_INFORMATION PROVIDED:_

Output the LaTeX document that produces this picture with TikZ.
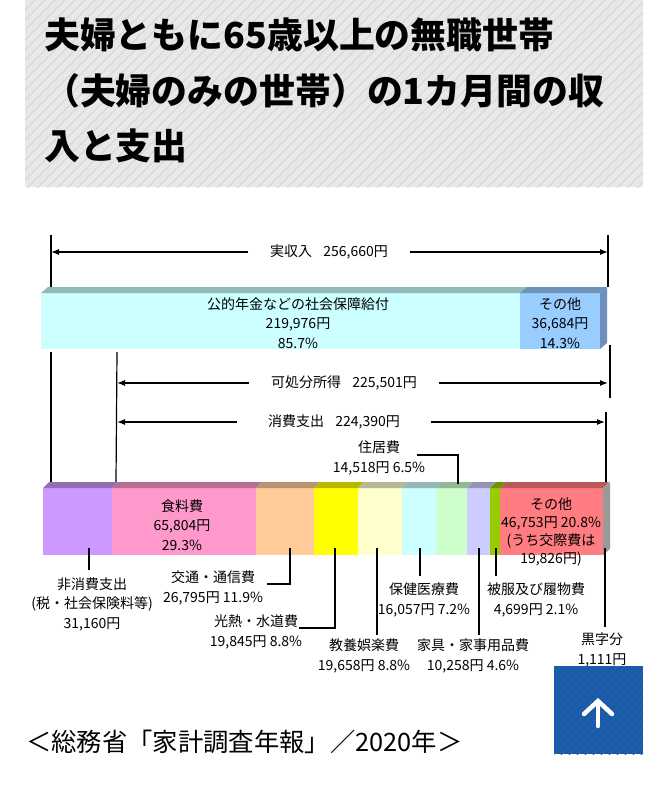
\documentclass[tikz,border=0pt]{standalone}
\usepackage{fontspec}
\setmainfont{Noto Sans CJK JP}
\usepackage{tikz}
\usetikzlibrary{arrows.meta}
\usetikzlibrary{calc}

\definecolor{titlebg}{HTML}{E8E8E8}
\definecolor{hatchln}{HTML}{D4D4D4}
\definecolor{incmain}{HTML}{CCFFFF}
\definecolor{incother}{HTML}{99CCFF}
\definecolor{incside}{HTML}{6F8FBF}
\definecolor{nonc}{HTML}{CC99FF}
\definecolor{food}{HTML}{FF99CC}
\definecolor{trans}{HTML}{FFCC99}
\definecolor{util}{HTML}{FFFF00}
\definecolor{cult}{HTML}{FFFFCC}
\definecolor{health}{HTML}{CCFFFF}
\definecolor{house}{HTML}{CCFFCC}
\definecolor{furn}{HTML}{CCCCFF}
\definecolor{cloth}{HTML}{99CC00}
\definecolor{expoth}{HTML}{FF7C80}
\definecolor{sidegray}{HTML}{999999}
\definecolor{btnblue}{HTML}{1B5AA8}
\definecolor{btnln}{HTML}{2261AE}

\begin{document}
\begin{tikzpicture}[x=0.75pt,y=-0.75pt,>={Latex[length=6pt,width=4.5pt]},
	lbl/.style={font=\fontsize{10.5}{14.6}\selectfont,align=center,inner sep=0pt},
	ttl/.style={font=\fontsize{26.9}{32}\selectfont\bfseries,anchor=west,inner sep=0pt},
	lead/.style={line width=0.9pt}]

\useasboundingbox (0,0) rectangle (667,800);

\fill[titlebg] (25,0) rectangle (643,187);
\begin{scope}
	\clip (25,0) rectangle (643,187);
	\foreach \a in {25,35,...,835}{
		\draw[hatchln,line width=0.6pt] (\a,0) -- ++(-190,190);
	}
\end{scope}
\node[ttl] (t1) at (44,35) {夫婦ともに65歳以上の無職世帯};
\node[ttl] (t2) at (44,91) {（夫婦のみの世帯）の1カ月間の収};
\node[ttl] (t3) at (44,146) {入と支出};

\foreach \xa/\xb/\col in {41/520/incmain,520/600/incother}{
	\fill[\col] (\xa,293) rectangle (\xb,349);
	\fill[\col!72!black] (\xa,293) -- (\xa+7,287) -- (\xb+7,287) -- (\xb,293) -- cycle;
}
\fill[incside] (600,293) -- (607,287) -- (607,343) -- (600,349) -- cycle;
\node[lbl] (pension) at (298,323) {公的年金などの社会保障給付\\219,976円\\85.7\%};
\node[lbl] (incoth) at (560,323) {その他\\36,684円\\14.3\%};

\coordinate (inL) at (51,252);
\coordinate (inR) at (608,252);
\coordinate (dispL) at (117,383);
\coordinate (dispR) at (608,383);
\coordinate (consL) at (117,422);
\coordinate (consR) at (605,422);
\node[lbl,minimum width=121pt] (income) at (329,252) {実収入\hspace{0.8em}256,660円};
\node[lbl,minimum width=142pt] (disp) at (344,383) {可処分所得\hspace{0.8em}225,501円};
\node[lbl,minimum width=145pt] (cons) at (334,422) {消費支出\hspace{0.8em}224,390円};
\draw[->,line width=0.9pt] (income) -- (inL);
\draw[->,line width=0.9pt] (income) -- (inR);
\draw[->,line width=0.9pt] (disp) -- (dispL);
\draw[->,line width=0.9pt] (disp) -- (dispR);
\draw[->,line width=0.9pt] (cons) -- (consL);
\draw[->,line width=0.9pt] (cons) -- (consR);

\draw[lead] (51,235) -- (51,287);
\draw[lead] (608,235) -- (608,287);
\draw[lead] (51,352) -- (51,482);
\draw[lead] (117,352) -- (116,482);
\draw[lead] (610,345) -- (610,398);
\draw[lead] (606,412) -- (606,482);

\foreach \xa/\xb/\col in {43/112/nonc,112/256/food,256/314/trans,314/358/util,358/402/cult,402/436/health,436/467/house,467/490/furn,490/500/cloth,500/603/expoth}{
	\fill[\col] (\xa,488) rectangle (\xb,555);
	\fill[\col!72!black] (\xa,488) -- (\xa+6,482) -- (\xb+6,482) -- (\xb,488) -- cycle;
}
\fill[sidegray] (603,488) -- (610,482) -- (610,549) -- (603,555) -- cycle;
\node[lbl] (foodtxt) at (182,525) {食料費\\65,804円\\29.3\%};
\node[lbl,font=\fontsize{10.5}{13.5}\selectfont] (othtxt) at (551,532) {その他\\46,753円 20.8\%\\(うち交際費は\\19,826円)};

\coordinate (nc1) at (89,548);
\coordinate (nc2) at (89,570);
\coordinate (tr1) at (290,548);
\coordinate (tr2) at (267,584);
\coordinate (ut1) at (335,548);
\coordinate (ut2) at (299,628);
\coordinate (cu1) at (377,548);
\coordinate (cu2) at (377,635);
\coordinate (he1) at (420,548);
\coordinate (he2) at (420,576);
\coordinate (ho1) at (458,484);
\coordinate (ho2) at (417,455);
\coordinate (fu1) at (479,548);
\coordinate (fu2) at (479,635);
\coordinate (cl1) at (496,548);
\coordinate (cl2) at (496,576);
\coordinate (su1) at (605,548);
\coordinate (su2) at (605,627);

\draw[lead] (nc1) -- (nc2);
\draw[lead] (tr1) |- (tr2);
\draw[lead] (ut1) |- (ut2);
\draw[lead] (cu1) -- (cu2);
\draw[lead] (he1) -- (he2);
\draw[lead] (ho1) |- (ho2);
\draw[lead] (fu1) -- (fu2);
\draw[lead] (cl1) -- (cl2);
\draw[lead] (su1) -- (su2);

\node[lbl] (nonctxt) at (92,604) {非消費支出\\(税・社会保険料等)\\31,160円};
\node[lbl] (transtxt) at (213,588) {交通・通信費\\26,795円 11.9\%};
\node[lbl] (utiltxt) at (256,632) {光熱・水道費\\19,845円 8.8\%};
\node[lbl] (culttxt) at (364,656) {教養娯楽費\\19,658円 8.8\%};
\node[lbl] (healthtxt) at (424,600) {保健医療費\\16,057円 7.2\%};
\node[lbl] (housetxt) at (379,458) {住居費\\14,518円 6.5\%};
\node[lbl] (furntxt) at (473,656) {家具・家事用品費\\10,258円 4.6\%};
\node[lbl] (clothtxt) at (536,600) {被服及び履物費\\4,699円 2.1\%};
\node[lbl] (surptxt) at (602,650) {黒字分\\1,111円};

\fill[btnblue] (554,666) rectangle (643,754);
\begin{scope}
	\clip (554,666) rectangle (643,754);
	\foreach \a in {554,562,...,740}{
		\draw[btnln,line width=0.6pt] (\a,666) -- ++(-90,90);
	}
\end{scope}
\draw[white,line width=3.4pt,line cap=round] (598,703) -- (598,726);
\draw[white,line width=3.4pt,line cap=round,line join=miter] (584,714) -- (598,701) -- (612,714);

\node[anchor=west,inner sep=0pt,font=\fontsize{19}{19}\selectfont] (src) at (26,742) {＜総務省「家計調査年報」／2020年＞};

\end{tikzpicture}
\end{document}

_AIM:_ Copy the material above exactly and drop the pictures.

_THE ANSWER:_
Output the LaTeX document that produces this picture with TikZ.
\documentclass[tikz,border=0pt]{standalone}
\usepackage{fontspec}
\setmainfont{Noto Sans CJK JP}
\usepackage{tikz}
\usetikzlibrary{arrows.meta}
\usetikzlibrary{calc}

\definecolor{titlebg}{HTML}{E8E8E8}
\definecolor{hatchln}{HTML}{D4D4D4}
\definecolor{incmain}{HTML}{CCFFFF}
\definecolor{incother}{HTML}{99CCFF}
\definecolor{incside}{HTML}{6F8FBF}
\definecolor{nonc}{HTML}{CC99FF}
\definecolor{food}{HTML}{FF99CC}
\definecolor{trans}{HTML}{FFCC99}
\definecolor{util}{HTML}{FFFF00}
\definecolor{cult}{HTML}{FFFFCC}
\definecolor{health}{HTML}{CCFFFF}
\definecolor{house}{HTML}{CCFFCC}
\definecolor{furn}{HTML}{CCCCFF}
\definecolor{cloth}{HTML}{99CC00}
\definecolor{expoth}{HTML}{FF7C80}
\definecolor{sidegray}{HTML}{999999}
\definecolor{btnblue}{HTML}{1B5AA8}
\definecolor{btnln}{HTML}{2261AE}

\begin{document}
\begin{tikzpicture}[x=0.75pt,y=-0.75pt,>={Latex[length=6pt,width=4.5pt]},
	lbl/.style={font=\fontsize{10.5}{14.6}\selectfont,align=center,inner sep=0pt},
	ttl/.style={font=\fontsize{26.9}{32}\selectfont\bfseries,anchor=west,inner sep=0pt},
	lead/.style={line width=0.9pt}]

\useasboundingbox (0,0) rectangle (667,800);

\fill[titlebg] (25,0) rectangle (643,187);
\begin{scope}
	\clip (25,0) rectangle (643,187);
	\foreach \a in {25,35,...,835}{
		\draw[hatchln,line width=0.6pt] (\a,0) -- ++(-190,190);
	}
\end{scope}
\node[ttl] (t1) at (44,35) {夫婦ともに65歳以上の無職世帯};
\node[ttl] (t2) at (44,91) {（夫婦のみの世帯）の1カ月間の収};
\node[ttl] (t3) at (44,146) {入と支出};

\foreach \xa/\xb/\col in {41/520/incmain,520/600/incother}{
	\fill[\col] (\xa,293) rectangle (\xb,349);
	\fill[\col!72!black] (\xa,293) -- (\xa+7,287) -- (\xb+7,287) -- (\xb,293) -- cycle;
}
\fill[incside] (600,293) -- (607,287) -- (607,343) -- (600,349) -- cycle;
\node[lbl] (pension) at (298,323) {公的年金などの社会保障給付\\219,976円\\85.7\%};
\node[lbl] (incoth) at (560,323) {その他\\36,684円\\14.3\%};

\coordinate (inL) at (51,252);
\coordinate (inR) at (608,252);
\coordinate (dispL) at (117,383);
\coordinate (dispR) at (608,383);
\coordinate (consL) at (117,422);
\coordinate (consR) at (605,422);
\node[lbl,minimum width=121pt] (income) at (329,252) {実収入\hspace{0.8em}256,660円};
\node[lbl,minimum width=142pt] (disp) at (344,383) {可処分所得\hspace{0.8em}225,501円};
\node[lbl,minimum width=145pt] (cons) at (334,422) {消費支出\hspace{0.8em}224,390円};
\draw[->,line width=0.9pt] (income) -- (inL);
\draw[->,line width=0.9pt] (income) -- (inR);
\draw[->,line width=0.9pt] (disp) -- (dispL);
\draw[->,line width=0.9pt] (disp) -- (dispR);
\draw[->,line width=0.9pt] (cons) -- (consL);
\draw[->,line width=0.9pt] (cons) -- (consR);

\draw[lead] (51,235) -- (51,287);
\draw[lead] (608,235) -- (608,287);
\draw[lead] (51,352) -- (51,482);
\draw[lead] (117,352) -- (116,482);
\draw[lead] (610,345) -- (610,398);
\draw[lead] (606,412) -- (606,482);

\foreach \xa/\xb/\col in {43/112/nonc,112/256/food,256/314/trans,314/358/util,358/402/cult,402/436/health,436/467/house,467/490/furn,490/500/cloth,500/603/expoth}{
	\fill[\col] (\xa,488) rectangle (\xb,555);
	\fill[\col!72!black] (\xa,488) -- (\xa+6,482) -- (\xb+6,482) -- (\xb,488) -- cycle;
}
\fill[sidegray] (603,488) -- (610,482) -- (610,549) -- (603,555) -- cycle;
\node[lbl] (foodtxt) at (182,525) {食料費\\65,804円\\29.3\%};
\node[lbl,font=\fontsize{10.5}{13.5}\selectfont] (othtxt) at (551,532) {その他\\46,753円 20.8\%\\(うち交際費は\\19,826円)};

\coordinate (nc1) at (89,548);
\coordinate (nc2) at (89,570);
\coordinate (tr1) at (290,548);
\coordinate (tr2) at (267,584);
\coordinate (ut1) at (335,548);
\coordinate (ut2) at (299,628);
\coordinate (cu1) at (377,548);
\coordinate (cu2) at (377,635);
\coordinate (he1) at (420,548);
\coordinate (he2) at (420,576);
\coordinate (ho1) at (458,484);
\coordinate (ho2) at (417,455);
\coordinate (fu1) at (479,548);
\coordinate (fu2) at (479,635);
\coordinate (cl1) at (496,548);
\coordinate (cl2) at (496,576);
\coordinate (su1) at (605,548);
\coordinate (su2) at (605,627);

\draw[lead] (nc1) -- (nc2);
\draw[lead] (tr1) |- (tr2);
\draw[lead] (ut1) |- (ut2);
\draw[lead] (cu1) -- (cu2);
\draw[lead] (he1) -- (he2);
\draw[lead] (ho1) |- (ho2);
\draw[lead] (fu1) -- (fu2);
\draw[lead] (cl1) -- (cl2);
\draw[lead] (su1) -- (su2);

\node[lbl] (nonctxt) at (92,604) {非消費支出\\(税・社会保険料等)\\31,160円};
\node[lbl] (transtxt) at (213,588) {交通・通信費\\26,795円 11.9\%};
\node[lbl] (utiltxt) at (256,632) {光熱・水道費\\19,845円 8.8\%};
\node[lbl] (culttxt) at (364,656) {教養娯楽費\\19,658円 8.8\%};
\node[lbl] (healthtxt) at (424,600) {保健医療費\\16,057円 7.2\%};
\node[lbl] (housetxt) at (379,458) {住居費\\14,518円 6.5\%};
\node[lbl] (furntxt) at (473,656) {家具・家事用品費\\10,258円 4.6\%};
\node[lbl] (clothtxt) at (536,600) {被服及び履物費\\4,699円 2.1\%};
\node[lbl] (surptxt) at (602,650) {黒字分\\1,111円};

\fill[btnblue] (554,666) rectangle (643,754);
\begin{scope}
	\clip (554,666) rectangle (643,754);
	\foreach \a in {554,562,...,740}{
		\draw[btnln,line width=0.6pt] (\a,666) -- ++(-90,90);
	}
\end{scope}
\draw[white,line width=3.4pt,line cap=round] (598,703) -- (598,726);
\draw[white,line width=3.4pt,line cap=round,line join=miter] (584,714) -- (598,701) -- (612,714);

\node[anchor=west,inner sep=0pt,font=\fontsize{19}{19}\selectfont] (src) at (26,742) {＜総務省「家計調査年報」／2020年＞};

\end{tikzpicture}
\end{document}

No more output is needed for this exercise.